C’est alors qu’il  répondit à l’appel du pays en me rejoignant à la Faculté de Rabat. Ce fut des retrouvailles aussi joyeuses que laborieuses et riches. Nous étions un tout petit groupe d’enseignants marocains qui avait la charge de plusieurs matières en même temps, en qui, les doyens successifs placèrent une confiance sans limite dont nous nous sommes efforcés d’être dignes. Cette confiance fut confirmée par nos gouvernants de toute tendance et voilà que tu  fis partie avec compétence et abnégation de différentes commissions de réforme de notre législation, et voilà que l’on fit appel à toi pour siéger au premier Conseil de la concurrence et dans d’autres organes, répondant toujours présent sans réserve, malgré les charges de ton cabinet  de conseil. Oui un cabinet dont on a rapidement découvert la raison d’être :  apporter aux étudiants le regard d’un praticien au moyen des dossiers importants que tu eus à traiter et enrichir ces dossiers par le contact constant et constamment renouvelé avec le droit et ses théories tel que tu étais chargé de les exposer en amphithéâtre. Et comme l’arbitrage est rapidement devenu ta passion, tu en devins le maître incontesté au plan national et international et tu créas au sein de la CCI-Maroc, La Cour marocaine d’arbitrage qui fait autorité parmi les institutions d’arbitrage. Elles nous manqueront d’ailleurs ces réunions dans ton bureau, devenu celui de cette Cour, agrémentées de  thé et de délicieux gâteaux qui encourageaient l’assiduité.

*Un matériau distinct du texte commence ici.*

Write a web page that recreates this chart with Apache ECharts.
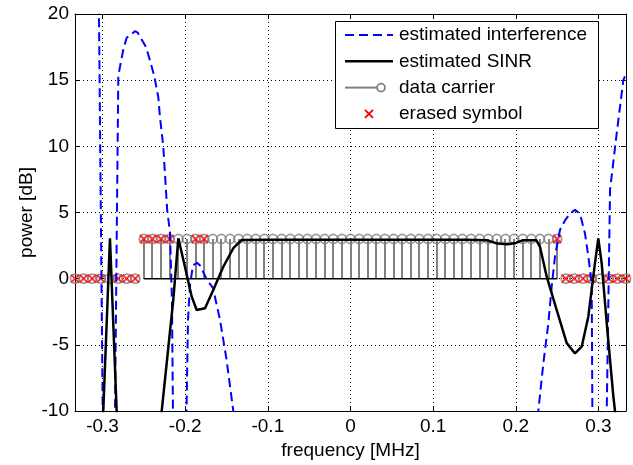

Plus de 50 ans se sont ainsi écoulés au service de la Faculté et du droit et la retraite administrative est arrivée, mais il n’y eut pas de retraite de l’université et nous continuâmes ensemble côte à côte, bénévolement mais passionnément, à assurer nos cours, toi en droit commercial et des sociétés, moi en droit des obligations, mais toi comme moi, nous eûmes à enseigner pratiquement toutes les matières de droit privé et nous en avons été très heureux  à plus d’un titre. En effet, sans en tirer aucune gloire, nous nous sommes notamment réjouis, plus d’une fois, en apprenant que tel ou tel ancien étudiant ou telle ou telle ancienne étudiante ont accédé à de hautes fonctions publiques ou ont brillamment réussi dans leur vie professionnelle.
Si Mohammed n’aimait pas  les témoignages de reconnaissance à son endroit, sauf celui qu’il reçut de Sa Majesté le Roi Mohamed VI quand il l’honora de la distinction de chevalier de l’Ordre du Trône, mais il n’en était pas avare vis-à-vis des autres. Il était généreux avec les autres et très exigeant envers lui-même. Ils nous manqueront aussi ces petits dîners à 4 ou 5 vieux amis, toujours les mêmes, pendant lesquels  seulement entre nous, nous remémorions l’insouciance de notre enfance, la douceur de notre adolescence, les bons et les mauvais jours passés et aussi un ami qui venait de partir, de nous quitter. Cette fois c’est toi, contre toute attente, qui a quitté la table.

SI Mohammed, tu es parti sans terminer ton cours du mercredi de «droit de la restructuration des entreprises» au Master 1 de droit des affaires, ni ton cours sur la résolution des conflits du master 2. Je t’ai excusé auprès de nos étudiants communs. Mais ils n’ont pas compris. Moi non plus.
La mort a vaincu tes passions, même celle que nous partagions pour Fès notre ville natale, et nous n’avons même pas pu exhausser ta dernière volonté, celle  d’y être enterré, à Leguebeb, aux côtés de ton très cher père. En fait tu as changé d’avis pour rester près de Jeannick que tu appelais tendrement Charikat Al Hayat, de Saad et Lamyaa tous inconsolables et de tes amis  à qui tu as faussé compagnie !
Quant à toi et moi, nous continuerons ainsi à Casablanca, à refaire le monde comme nous l’avons fait, en vain, tous les jours depuis près de 60 ans. Alors pas d’adieux mais un au revoir en larmes, car tu n’es pas mort. Personne ne le croit.